Талия поворачивается, опираясь руками о стол, выпускает когти.
- Убирайся из моего дома, - шипит она, и это еще сильнее бьет по его оголенным нервам.
Они не разговаривали месяц, и Питер не знает, как просить у нее помощи.
Поэтому он просто ухмыляется, с грохотом опрокидывая стул, на котором он сидел всего мгновение назад.
В его съемной квартире пахнет пылью, блевотиной и стухшими комнатными растениями.
Он расчесывает до крови незаживающие царапины на руках, швыряет в стены вещи и оставшуюся целой посуду, воет, не скрываясь, от бессилия и отчаяния.
Питеру нужно быть к Талии ближе, он ни черта не знает, что с ним происходит, но он так облажался, что сестра его к себе больше не подпустит.
- Заткни свой рот, - кричит Талия; лицо ее обезображено злостью, он никогда ее такой не видел. От этого трясет, хочется схватить ее и заставить умолкнуть.
Питер не спал нормально уже несколько недель, но ее это сейчас не волнует. Его знобит, бьет лихорадкой уставшее измученное тело, но он все равно старается оскалиться, показать ей, какого черта - еще никогда так остро не давило на самолюбие ее кровью обретенное право командовать.
- Я же сказал, мне жаль, - выдыхает он сквозь зубы, с трудом не срываясь на крик, - это произошло несколько месяцев назад, Лора в порядке; а знаешь, что было бы с ней, если бы я не убил того парня?
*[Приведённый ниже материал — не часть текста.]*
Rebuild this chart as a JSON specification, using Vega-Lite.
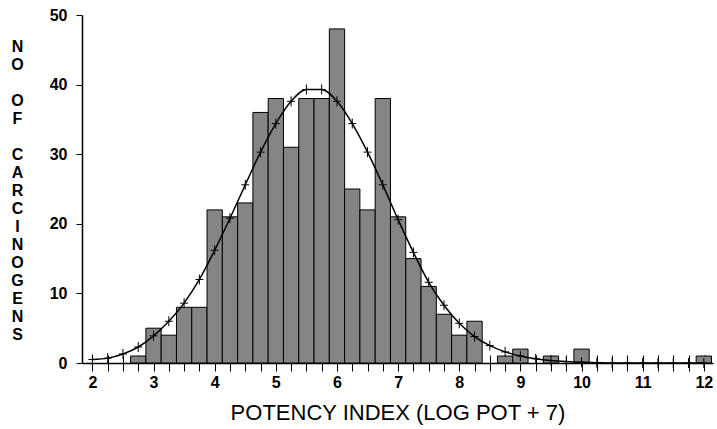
{
  "$schema": "https://vega.github.io/schema/vega-lite/v6.json",
  "width": 631,
  "height": 348,
  "autosize": "none",
  "padding": {"left": 82, "top": 15, "right": 4, "bottom": 66},
  "background": "white",
  "config": {
    "view": {"stroke": null},
    "font": "Liberation Sans",
    "axis": {"grid": false, "domainColor": "black", "tickColor": "black", "labelColor": "black", "titleColor": "black"}
  },
  "datasets": {
    "bars": [
      {"center": 2.75, "lo": 2.625, "hi": 2.875, "count": 1},
      {"center": 3.0, "lo": 2.875, "hi": 3.125, "count": 5},
      {"center": 3.25, "lo": 3.125, "hi": 3.375, "count": 4},
      {"center": 3.5, "lo": 3.375, "hi": 3.625, "count": 8},
      {"center": 3.75, "lo": 3.625, "hi": 3.875, "count": 8},
      {"center": 4.0, "lo": 3.875, "hi": 4.125, "count": 22},
      {"center": 4.25, "lo": 4.125, "hi": 4.375, "count": 21},
      {"center": 4.5, "lo": 4.375, "hi": 4.625, "count": 23},
      {"center": 4.75, "lo": 4.625, "hi": 4.875, "count": 36},
      {"center": 5.0, "lo": 4.875, "hi": 5.125, "count": 38},
      {"center": 5.25, "lo": 5.125, "hi": 5.375, "count": 31},
      {"center": 5.5, "lo": 5.375, "hi": 5.625, "count": 38},
      {"center": 5.75, "lo": 5.625, "hi": 5.875, "count": 38},
      {"center": 6.0, "lo": 5.875, "hi": 6.125, "count": 48},
      {"center": 6.25, "lo": 6.125, "hi": 6.375, "count": 25},
      {"center": 6.5, "lo": 6.375, "hi": 6.625, "count": 22},
      {"center": 6.75, "lo": 6.625, "hi": 6.875, "count": 38},
      {"center": 7.0, "lo": 6.875, "hi": 7.125, "count": 21},
      {"center": 7.25, "lo": 7.125, "hi": 7.375, "count": 15},
      {"center": 7.5, "lo": 7.375, "hi": 7.625, "count": 11},
      {"center": 7.75, "lo": 7.625, "hi": 7.875, "count": 7},
      {"center": 8.0, "lo": 7.875, "hi": 8.125, "count": 4},
      {"center": 8.25, "lo": 8.125, "hi": 8.375, "count": 6},
      {"center": 8.75, "lo": 8.625, "hi": 8.875, "count": 1},
      {"center": 9.0, "lo": 8.875, "hi": 9.125, "count": 2},
      {"center": 9.5, "lo": 9.375, "hi": 9.625, "count": 1},
      {"center": 10.0, "lo": 9.875, "hi": 10.125, "count": 2},
      {"center": 12.0, "lo": 11.875, "hi": 12.125, "count": 1}
    ],
    "curve": [
      {"x": 2.0, "y": 0.5}, {"x": 2.25, "y": 0.7}, {"x": 2.5, "y": 1.3}, {"x": 2.75, "y": 2.3},
      {"x": 3.0, "y": 3.9}, {"x": 3.25, "y": 6.0}, {"x": 3.5, "y": 8.6}, {"x": 3.75, "y": 12.0},
      {"x": 4.0, "y": 16.2}, {"x": 4.25, "y": 20.8}, {"x": 4.5, "y": 25.6}, {"x": 4.75, "y": 30.3},
      {"x": 5.0, "y": 34.4}, {"x": 5.25, "y": 37.6}, {"x": 5.5, "y": 39.3}, {"x": 5.75, "y": 39.3},
      {"x": 6.0, "y": 37.6}, {"x": 6.25, "y": 34.4}, {"x": 6.5, "y": 30.3}, {"x": 6.75, "y": 25.6},
      {"x": 7.0, "y": 20.6}, {"x": 7.25, "y": 15.9}, {"x": 7.5, "y": 11.6}, {"x": 7.75, "y": 8.3},
      {"x": 8.0, "y": 5.7}, {"x": 8.25, "y": 3.8}, {"x": 8.5, "y": 2.5}, {"x": 8.75, "y": 1.6},
      {"x": 9.0, "y": 1.0}, {"x": 9.25, "y": 0.6}, {"x": 9.5, "y": 0.35}, {"x": 9.75, "y": 0.2},
      {"x": 10.0, "y": 0.1}, {"x": 10.25, "y": 0.05}, {"x": 10.5, "y": 0}, {"x": 10.75, "y": 0},
      {"x": 11.0, "y": 0}, {"x": 11.25, "y": 0}, {"x": 11.5, "y": 0}, {"x": 11.75, "y": 0},
      {"x": 12.0, "y": 0}
    ]
  },
  "layer": [
    {
      "data": {"name": "bars"},
      "mark": {"type": "rect", "fill": "#858585", "stroke": "black", "strokeWidth": 1},
      "encoding": {
        "x": {
          "field": "lo", "type": "quantitative",
          "scale": {"domain": [1.83, 12.15], "nice": false, "zero": false},
          "axis": {
            "values": [2,2.25,2.5,2.75,3,3.25,3.5,3.75,4,4.25,4.5,4.75,5,5.25,5.5,5.75,6,6.25,6.5,6.75,7,7.25,7.5,7.75,8,8.25,8.5,8.75,9,9.25,9.5,9.75,10,10.25,10.5,10.75,11,11.25,11.5,11.75,12],
            "labelExpr": "datum.value % 1 == 0 ? format(datum.value, 'd') : ''",
            "tickSize": 8, "tickWidth": 1, "domainWidth": 1.5,
            "labelFont": "Liberation Sans", "labelFontWeight": "bold", "labelFontSize": 16,
            "labelPadding": 3, "labelFlush": false, "labelOverlap": false,
            "title": "POTENCY INDEX (LOG POT + 7)",
            "titleFont": "Liberation Sans", "titleFontWeight": "normal", "titleFontSize": 22,
            "titlePadding": 12
          }
        },
        "x2": {"field": "hi"},
        "y": {
          "field": "count", "type": "quantitative",
          "scale": {"domain": [0, 50], "nice": false},
          "axis": {
            "values": [0, 10, 20, 30, 40, 50],
            "tickSize": 6, "tickWidth": 1, "domainWidth": 1.5,
            "labelFont": "Liberation Sans", "labelFontWeight": "bold", "labelFontSize": 16,
            "labelPadding": 9,
            "title": ["N","O","\u2800","O","F","\u2800","C","A","R","C","I","N","O","G","E","N","S"],
            "titleAngle": 0, "titleAlign": "center", "titleBaseline": "top",
            "titleX": -65, "titleY": 23,
            "titleFont": "Liberation Sans", "titleFontWeight": "bold", "titleFontSize": 16,
            "titleLineHeight": 18
          }
        },
        "y2": {"datum": 0}
      }
    },
    {
      "data": {"name": "curve"},
      "mark": {"type": "line", "color": "black", "strokeWidth": 1.5, "interpolate": "monotone"},
      "encoding": {
        "x": {
          "field": "x", "type": "quantitative",
          "axis": {
            "orient": "bottom", "offset": -8, "domain": false, "labels": false, "title": null,
            "tickSize": 8, "tickWidth": 1,
            "values": [2,2.25,2.5,2.75,3,3.25,3.5,3.75,4,4.25,4.5,4.75,5,5.25,5.5,5.75,6,6.25,6.5,6.75,7,7.25,7.5,7.75,8,8.25,8.5,8.75,9,9.25,9.5,9.75,10,10.25,10.5,10.75,11,11.25,11.5,11.75,12]
          }
        },
        "y": {"field": "y", "type": "quantitative"}
      }
    },
    {
      "data": {"name": "curve"},
      "mark": {"type": "point", "shape": "M0,-1L0,1M-0.8,0L0.8,0", "filled": false, "stroke": "black", "strokeWidth": 1, "size": 100, "opacity": 1},
      "encoding": {
        "x": {"field": "x", "type": "quantitative", "axis": null},
        "y": {"field": "y", "type": "quantitative"}
      }
    }
  ],
  "resolve": {"axis": {"x": "independent"}}
}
- Прекрати придумывать себе оправдывания, - выплевывает Талия.
Питер делает шаг назад, скорее по инерции, смотрит на нее устало и вдруг резко закатывает рукава рубашки до локтя, показывая ей воспаленные, краснеющие раны.
- Мне нужна помощь, черт тебя дери, - злится он, жмурится, пытаясь совладать с охватившей тело дрожью, но снова проваливается.
- Тебе нужно сдохнуть, - искренне желает ему Талия и закрывает дверь.
Ее муж, Брайан, сидит в гостиной, покрытый синяками и неглубокими царапинами (он назвал Питера падалью, когда они пересеклись на заправке; Питер приволок его сюда, вовремя опомнившись).
Видишь, говорит он Талии, без тебя у меня не получается. Видишь, на что я способен? А потом долго, бессвязно просит ее перестать, успокоиться, сказать ему, что все будет нормально, что он не теряет счет времени, что у него нет провалов в памяти. Что он никого не убивает, потому что он может, потому что это - единственное, чего ему хочется, когда он находится в сознании.
Питер умоляет, забыв о гордости, он твердит - пожалуйста, милая, Талия, это серьезно, я - серьезно.
А она кричит на него, и впервые в ненависти в ее взгляде нет ничего теплого, и Питер кусает свою ладонь, провожая ее взглядом, он так истощен, что не может сдерживать ни единого слова, продолжает бормотать, даже когда она уходит.
А потом всхлипывает, тихо, скомканно.
Пожалуйста, шепчет он, нет ничего хуже одиночества, ему некого донимать, поэтому он принялся за себя, и это больно, Талия, больно.
Питер пробует наркотики - кажется, его метаболизм тоже замедлился, потому что он получает хотя бы несколько часов забытья.
А потом все начинается по новой.
Ему так плохо, что кажется, что все это не происходит, или наоборот - происходит одновременно. Он теряет способность строить логические цепочки, отличать причину от следствия.
Он больше не понимает, в каком мгновении он теперь находится.